■ **WHAT THE TASK ASKS**: Print, word for word, the opening line of the data below and every line after it through the line that contains "(macrotxt) at (3.0,11.14)", but not the pictures.

• • • •

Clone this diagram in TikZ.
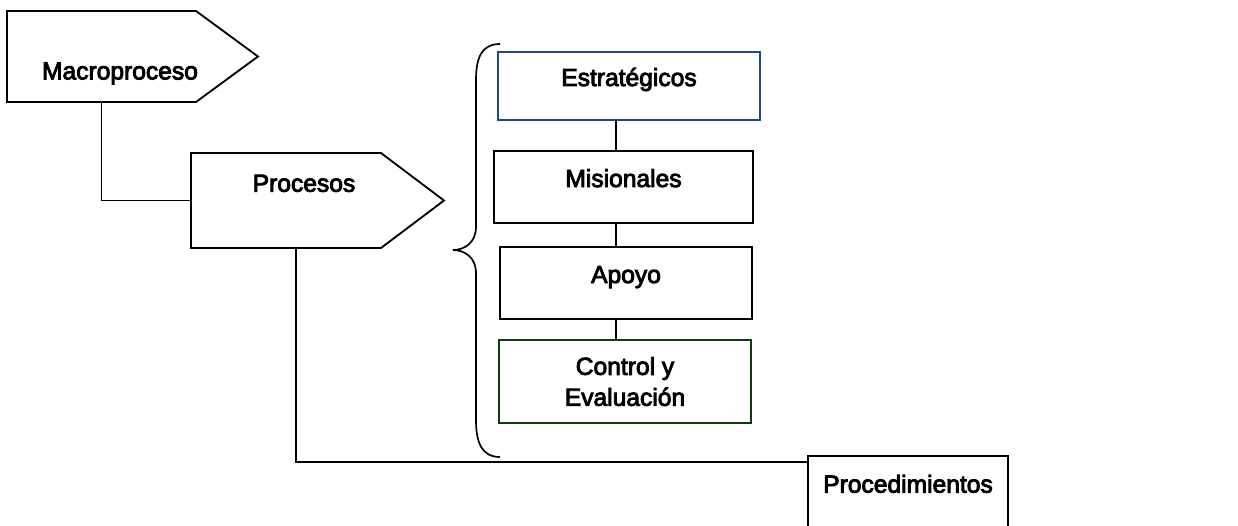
\documentclass[tikz,border=0pt]{standalone}
\usepackage{fontspec}
\setmainfont{Liberation Sans}[FakeBold=3.5]
\usepackage{xcolor}
\definecolor{estblue}{RGB}{31,73,125}
\definecolor{evalgreen}{RGB}{12,60,12}

\tikzset{
  box/.style={draw, line width=1.3pt, outer sep=0pt, minimum height=1.8cm},
  oneline/.style={text height=0.45cm, text depth=0.45cm},
  flag/.style={outer sep=0pt, inner sep=0pt},
  link/.style={line width=1.2pt}
}

\begin{document}
\begin{tikzpicture}[font=\fontsize{17.5}{22}\selectfont]
    \useasboundingbox (0,0) rectangle (30.95,13.125);
    \clip (0,0) rectangle (30.95,13.125);

    % flags
    \node[flag, minimum width=4.725cm, minimum height=2.275cm] (macro) at (2.5375,11.7125) {};
    \draw[line width=1.3pt] (macro.north west) -- (macro.north east) -- ([xshift=1.55cm]macro.east)
        -- (macro.south east) -- (macro.south west) -- cycle;
    \node[anchor=base] (macrotxt) at (3.0,11.14) {Macroproceso};

    \node[flag, minimum width=4.75cm, minimum height=2.375cm] (proc) at (7.15,8.1125) {};
    \draw[line width=1.3pt] (proc.north west) -- (proc.north east) -- ([xshift=1.575cm]proc.east)
        -- (proc.south east) -- (proc.south west) -- cycle;
    \node[anchor=base] (proctxt) at (7.6,8.3325) {Procesos};

    % brace
    \draw[link] (12.5,12.025) .. controls (12.05,12.025) and (11.9,11.7) .. (11.9,11.125)
        -- (11.9,7.45) .. controls (11.9,7.05) and (11.6,6.875) .. (11.325,6.875)
        .. controls (11.6,6.875) and (11.9,6.7) .. (11.9,6.3)
        -- (11.9,2.625) .. controls (11.9,2.05) and (12.05,1.7) .. (12.5,1.7);

    % kinds of process
    \node[box, oneline, draw=estblue, minimum width=6.55cm, minimum height=1.7cm] (est) at (15.725,10.975) {Estratégicos};
    \node[box, oneline, minimum width=6.475cm] (mis) at (15.5875,8.45) {Misionales};
    \node[box, oneline, minimum width=6.3cm] (apoyo) at (15.65,6.05) {Apoyo};
    \node[box, draw=evalgreen, align=center, minimum width=6.3cm, minimum height=2.075cm] (ctrl) at (15.625,3.5875) {Control y\\Evaluación};

    \coordinate (spine) at (15.4,0);
    \draw[link] (est.south -| spine) -- (mis.north -| spine);
    \draw[link] (mis.south -| spine) -- (apoyo.north -| spine);
    \draw[link] (apoyo.south -| spine) -- (ctrl.north -| spine);

    \node[box, text height=0.45cm, text depth=0.82cm, minimum width=5cm, minimum height=2.2cm, anchor=north west] (procd) at (20.2,1.725) {Procedimientos};

    % connectors
    \draw[link] (macro.south) |- (proc.west);
    \draw[link] ([xshift=0.25cm]proc.south) |- ([yshift=-0.15cm]procd.north west);
\end{tikzpicture}
\end{document}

• • • •

■ **SOLUTION TO THE EXERCISE**:
Clone this diagram in TikZ.
\documentclass[tikz,border=0pt]{standalone}
\usepackage{fontspec}
\setmainfont{Liberation Sans}[FakeBold=3.5]
\usepackage{xcolor}
\definecolor{estblue}{RGB}{31,73,125}
\definecolor{evalgreen}{RGB}{12,60,12}

\tikzset{
  box/.style={draw, line width=1.3pt, outer sep=0pt, minimum height=1.8cm},
  oneline/.style={text height=0.45cm, text depth=0.45cm},
  flag/.style={outer sep=0pt, inner sep=0pt},
  link/.style={line width=1.2pt}
}

\begin{document}
\begin{tikzpicture}[font=\fontsize{17.5}{22}\selectfont]
    \useasboundingbox (0,0) rectangle (30.95,13.125);
    \clip (0,0) rectangle (30.95,13.125);

    % flags
    \node[flag, minimum width=4.725cm, minimum height=2.275cm] (macro) at (2.5375,11.7125) {};
    \draw[line width=1.3pt] (macro.north west) -- (macro.north east) -- ([xshift=1.55cm]macro.east)
        -- (macro.south east) -- (macro.south west) -- cycle;
    \node[anchor=base] (macrotxt) at (3.0,11.14) {Macroproceso};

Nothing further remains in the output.